Data provided
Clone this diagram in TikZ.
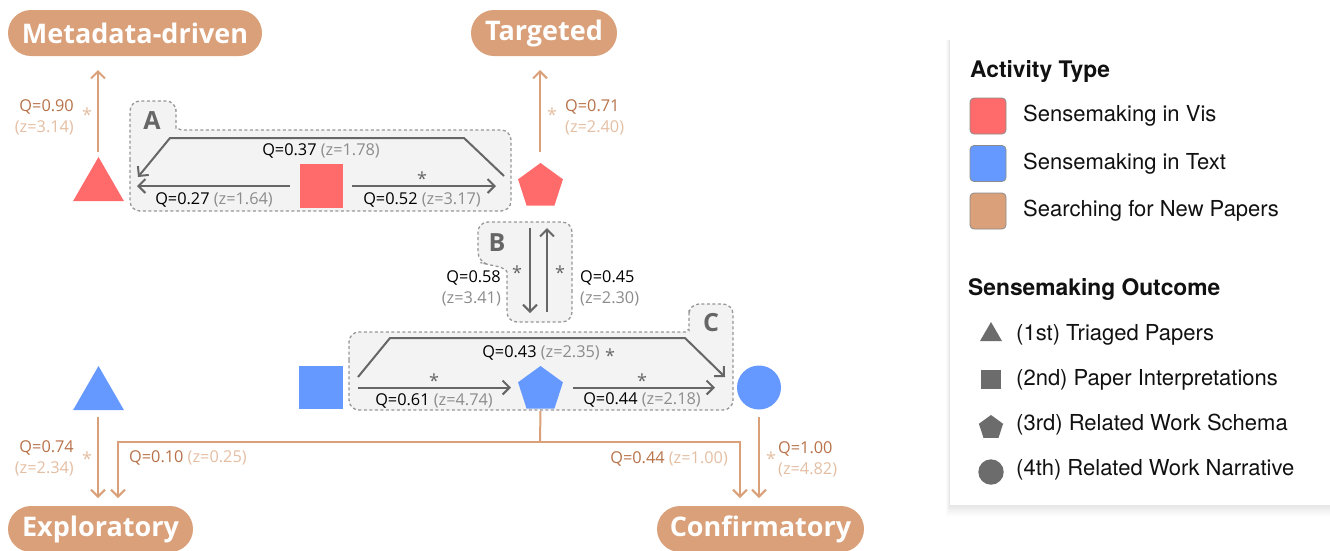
\documentclass[tikz,border=0pt]{standalone}
\usepackage{fontspec}
\setmainfont{Open Sans}
\newfontfamily\legfont{TeX Gyre Heros}
\usetikzlibrary{arrows.meta,shapes.geometric}
\definecolor{tanc}{RGB}{217,160,122}
\definecolor{tanQ}{RGB}{184,114,74}
\definecolor{tanZ}{RGB}{228,190,163}
\definecolor{redc}{RGB}{255,107,107}
\definecolor{bluec}{RGB}{102,153,255}
\definecolor{garr}{RGB}{102,102,102}
\definecolor{grpfill}{RGB}{243,243,243}
\definecolor{grpline}{RGB}{150,150,150}
\definecolor{zgray}{RGB}{140,140,140}
\definecolor{legtxt}{RGB}{17,17,17}
\definecolor{leggray}{RGB}{108,108,108}
\tikzset{
  pill/.style={rectangle, rounded corners=23pt, fill=tanc, text=white, font=\fontsize{27}{30}\bfseries\selectfont, minimum height=46pt, inner sep=0pt},
  lbl/.style={font=\fontsize{16.3}{21}\selectfont, inner sep=0pt},
  star/.style={font=\fontsize{18}{18}\selectfont, inner sep=0pt, anchor=north},
  garrow/.style={draw=garr, line width=2pt, -{Straight Barb[length=7pt,width=14pt]}},
  tarrow/.style={draw=tanc, line width=2pt, -{Straight Barb[length=7pt,width=14pt]}},
  grp/.style={draw=grpline, dash pattern=on 3pt off 2.5pt, line width=1.3pt, fill=grpfill},
  grpletter/.style={font=\fontsize{25}{25}\bfseries\selectfont, text=garr, inner sep=0pt},
  pent/.style={regular polygon, regular polygon sides=5, minimum size=47.2pt, inner sep=0pt},
  tri/.style={regular polygon, regular polygon sides=3, minimum size=58.8pt, inner sep=0pt},
  sq/.style={rectangle, minimum size=43.5pt, inner sep=0pt},
  legtitle/.style={font=\legfont\fontsize{22.8}{24}\bfseries\selectfont, text=legtxt, anchor=west, inner sep=0pt},
  legitem/.style={font=\legfont\fontsize{22}{24}\selectfont, text=legtxt, anchor=west, inner sep=0pt},
  swatch/.style={rectangle, rounded corners=4pt, draw=black!45, line width=0.8pt, minimum size=36pt, inner sep=0pt},
}
\begin{document}
\begin{tikzpicture}[x=1pt,y=-1pt]
\useasboundingbox (0,0) rectangle (1330,550);

% ---------- group boxes ----------
\path[grp, rounded corners=10pt]
  (130,170) -- (130,101) -- (176,101) -- (176,118)
  .. controls (176,127) and (180,130) .. (192,130)
  -- (511,130) -- (511,211) -- (130,211) -- cycle;
\node[grpletter] (labA) at (152,121) {A};

\path[grp, rounded corners=10pt]
  (572,280) -- (572,322) -- (507,322) -- (507,282)
  .. controls (507,270) and (500,267) .. (490,265)
  -- (478,262) -- (478,222) -- (572,222) -- cycle;
\node[grpletter] (labB) at (497,243) {B};

\path[grp, rounded corners=10pt]
  (349,370) -- (349,332) -- (676,332)
  .. controls (686,332) and (689,328) .. (689,320)
  -- (689,304) -- (733,304) -- (733,410) -- (349,410) -- cycle;
\node[grpletter] (labC) at (711,323) {C};

% ---------- pills ----------
\node[pill, minimum width=254pt] (md) at (135,33) {Metadata-driven};
\node[pill, minimum width=146pt] (tg) at (544,33) {Targeted};
\node[pill, minimum width=185pt] (ex) at (100.5,529) {Exploratory};
\node[pill, minimum width=207pt] (cf) at (760.5,529) {Confirmatory};

% ---------- shapes ----------
\node[tri, fill=redc] (rtri) at (98.5,186.4) {};
\node[sq, fill=redc] (rsq) at (321.5,186) {};
\node[pent, fill=redc] (rpent) at (540.5,186.6) {};
\node[tri, fill=bluec] (btri) at (98.5,395.4) {};
\node[sq, fill=bluec] (bsq) at (321,387.5) {};
\node[pent, fill=bluec] (bpent) at (540.5,389.6) {};
\node[circle, fill=bluec, minimum size=44pt, inner sep=0pt] (bcirc) at (759,387.5) {};

% ---------- coordinates for connector ends ----------
\coordinate (mdIn) at (98,70);
\coordinate (tgIn) at (540,70);
\coordinate (exIn1) at (98,498);
\coordinate (exIn2) at (118,498);
\coordinate (cfIn1) at (740,498);
\coordinate (cfIn2) at (759,498);
\coordinate (split) at (540,442);

% ---------- tan connectors (top) ----------
\draw[tarrow] (98,152) -- (mdIn);
\draw[tarrow] (540,152) -- (tgIn);
\node[lbl, anchor=east, align=right] (l090) at (74,117) {\textcolor{tanQ}{Q=0.90}\\\textcolor{tanZ}{(z=3.14)}};
\node[star, text=tanZ] (s090) at (87,108) {*};
\node[lbl, anchor=west, align=left] (l071) at (565,117) {\textcolor{tanQ}{Q=0.71}\\\textcolor{tanZ}{(z=2.40)}};
\node[star, text=tanZ] (s071) at (552,108) {*};

% ---------- group A connectors ----------
\draw[garrow] (504,176) -- (464,138) -- (170,138) -- (138,177);
\node[lbl] (l037) at (321,151) {Q=0.37 \textcolor{zgray}{(z=1.78)}};
\draw[garrow] ([xshift=-10pt]rsq.west) -- (137,186);
\node[lbl] (l027) at (214,200) {Q=0.27 \textcolor{zgray}{(z=1.64)}};
\draw[garrow] ([xshift=9pt]rsq.east) -- (496,186);
\node[star, text=garr] (s052) at (422,172) {*};
\node[lbl] (l052) at (422,200) {Q=0.52 \textcolor{zgray}{(z=3.17)}};

% ---------- group B connectors ----------
\draw[garrow] (530,228) -- (530,313);
\draw[garrow] (547,312) -- (547,228);
\node[star, text=garr] (s058) at (517,266) {*};
\node[star, text=garr] (s045) at (560,266) {*};
\node[lbl, anchor=east, align=right] (l058) at (501,288) {Q=0.58\\\textcolor{zgray}{(z=3.41)}};
\node[lbl, anchor=west, align=left] (l045) at (580,288) {Q=0.45\\\textcolor{zgray}{(z=2.30)}};

% ---------- group C connectors ----------
\draw[garrow] (358,377) -- (390,338) -- (685,338) -- (725,377);
\node[lbl] (l043) at (541,353) {Q=0.43 \textcolor{zgray}{(z=2.35)}};
\node[star, text=garr] (s043) at (610,349) {*};
\draw[garrow] ([xshift=15pt]bsq.east) -- (511,387.5);
\node[star, text=garr] (s061) at (434,374) {*};
\node[lbl] (l061) at (434,401) {Q=0.61 \textcolor{zgray}{(z=4.74)}};
\draw[garrow] (573,387.5) -- (715,387.5);
\node[star, text=garr] (s044) at (642,374) {*};
\node[lbl] (l044) at (642,400) {Q=0.44 \textcolor{zgray}{(z=2.18)}};

% ---------- tan connectors (bottom) ----------
\draw[tarrow] (98,417) -- (exIn1);
\node[lbl, anchor=east, align=right] (l074) at (74,458.5) {\textcolor{tanQ}{Q=0.74}\\\textcolor{tanZ}{(z=2.34)}};
\node[star, text=tanZ] (s074) at (87,452) {*};
\draw[line width=2pt, draw=tanc] ([yshift=-2pt]bpent.south) -- (split);
\draw[tarrow] (split) -- (118,442) -- (exIn2);
\draw[tarrow] (split) -- (740,442) -- (cfIn1);
\node[lbl, anchor=west] (l010) at (129,458) {\textcolor{tanQ}{Q=0.10} \textcolor{tanZ}{(z=0.25)}};
\node[lbl, anchor=east] (l044b) at (728,459) {\textcolor{tanQ}{Q=0.44} \textcolor{tanZ}{(z=1.00)}};
\draw[tarrow] (759,417) -- (cfIn2);
\node[star, text=tanZ] (s100) at (771,452) {*};
\node[lbl, anchor=west, align=left] (l100) at (778,459) {\textcolor{tanQ}{Q=1.00}\\\textcolor{tanZ}{(z=4.82)}};

% ---------- legend ----------
\foreach \i in {1,...,6} {
  \fill[black, opacity=0.014] (950-\i*0.6,40) rectangle (1340,505+\i*1.8);
}
\node[rectangle, fill=white, minimum width=390pt, minimum height=465pt, anchor=north west, inner sep=0pt] (legend) at (950,40) {};
\node[legtitle] (lt1) at (970,71) {Activity Type};
\node[swatch, fill=redc] (sw1) at (988,116) {};
\node[swatch, fill=bluec] (sw2) at (988,163.5) {};
\node[swatch, fill=tanc] (sw3) at (988,211) {};
\node[legitem] (li1) at (1023,116) {Sensemaking in Vis};
\node[legitem] (li2) at (1023,163.5) {Sensemaking in Text};
\node[legitem] (li3) at (1023,211) {Searching for New Papers};
\node[legtitle] (lt2) at (968,289) {Sensemaking Outcome};
\node[regular polygon, regular polygon sides=3, minimum size=25.4pt, inner sep=0pt, fill=leggray] (ls1) at (991,334.7) {};
\node[rectangle, minimum size=19.5pt, inner sep=0pt, fill=leggray] (ls2) at (991,379.5) {};
\node[regular polygon, regular polygon sides=5, minimum size=25.4pt, inner sep=0pt, fill=leggray] (ls3) at (991,427.7) {};
\node[circle, minimum size=25.4pt, inner sep=0pt, fill=leggray] (ls4) at (991,472) {};
\node[legitem] (lo1) at (1016,335) {(1st) Triaged Papers};
\node[legitem] (lo2) at (1016,380) {(2nd) Paper Interpretations};
\node[legitem] (lo3) at (1016,425) {(3rd) Related Work Schema};
\node[legitem] (lo4) at (1016,470) {(4th) Related Work Narrative};
\end{tikzpicture}
\end{document}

Requirements
Reproduce the material above from its first line through the line containing "(0,0) rectangle (1330,550);", both ends included, and skip every picture.

Full response
Clone this diagram in TikZ.
\documentclass[tikz,border=0pt]{standalone}
\usepackage{fontspec}
\setmainfont{Open Sans}
\newfontfamily\legfont{TeX Gyre Heros}
\usetikzlibrary{arrows.meta,shapes.geometric}
\definecolor{tanc}{RGB}{217,160,122}
\definecolor{tanQ}{RGB}{184,114,74}
\definecolor{tanZ}{RGB}{228,190,163}
\definecolor{redc}{RGB}{255,107,107}
\definecolor{bluec}{RGB}{102,153,255}
\definecolor{garr}{RGB}{102,102,102}
\definecolor{grpfill}{RGB}{243,243,243}
\definecolor{grpline}{RGB}{150,150,150}
\definecolor{zgray}{RGB}{140,140,140}
\definecolor{legtxt}{RGB}{17,17,17}
\definecolor{leggray}{RGB}{108,108,108}
\tikzset{
  pill/.style={rectangle, rounded corners=23pt, fill=tanc, text=white, font=\fontsize{27}{30}\bfseries\selectfont, minimum height=46pt, inner sep=0pt},
  lbl/.style={font=\fontsize{16.3}{21}\selectfont, inner sep=0pt},
  star/.style={font=\fontsize{18}{18}\selectfont, inner sep=0pt, anchor=north},
  garrow/.style={draw=garr, line width=2pt, -{Straight Barb[length=7pt,width=14pt]}},
  tarrow/.style={draw=tanc, line width=2pt, -{Straight Barb[length=7pt,width=14pt]}},
  grp/.style={draw=grpline, dash pattern=on 3pt off 2.5pt, line width=1.3pt, fill=grpfill},
  grpletter/.style={font=\fontsize{25}{25}\bfseries\selectfont, text=garr, inner sep=0pt},
  pent/.style={regular polygon, regular polygon sides=5, minimum size=47.2pt, inner sep=0pt},
  tri/.style={regular polygon, regular polygon sides=3, minimum size=58.8pt, inner sep=0pt},
  sq/.style={rectangle, minimum size=43.5pt, inner sep=0pt},
  legtitle/.style={font=\legfont\fontsize{22.8}{24}\bfseries\selectfont, text=legtxt, anchor=west, inner sep=0pt},
  legitem/.style={font=\legfont\fontsize{22}{24}\selectfont, text=legtxt, anchor=west, inner sep=0pt},
  swatch/.style={rectangle, rounded corners=4pt, draw=black!45, line width=0.8pt, minimum size=36pt, inner sep=0pt},
}
\begin{document}
\begin{tikzpicture}[x=1pt,y=-1pt]
\useasboundingbox (0,0) rectangle (1330,550);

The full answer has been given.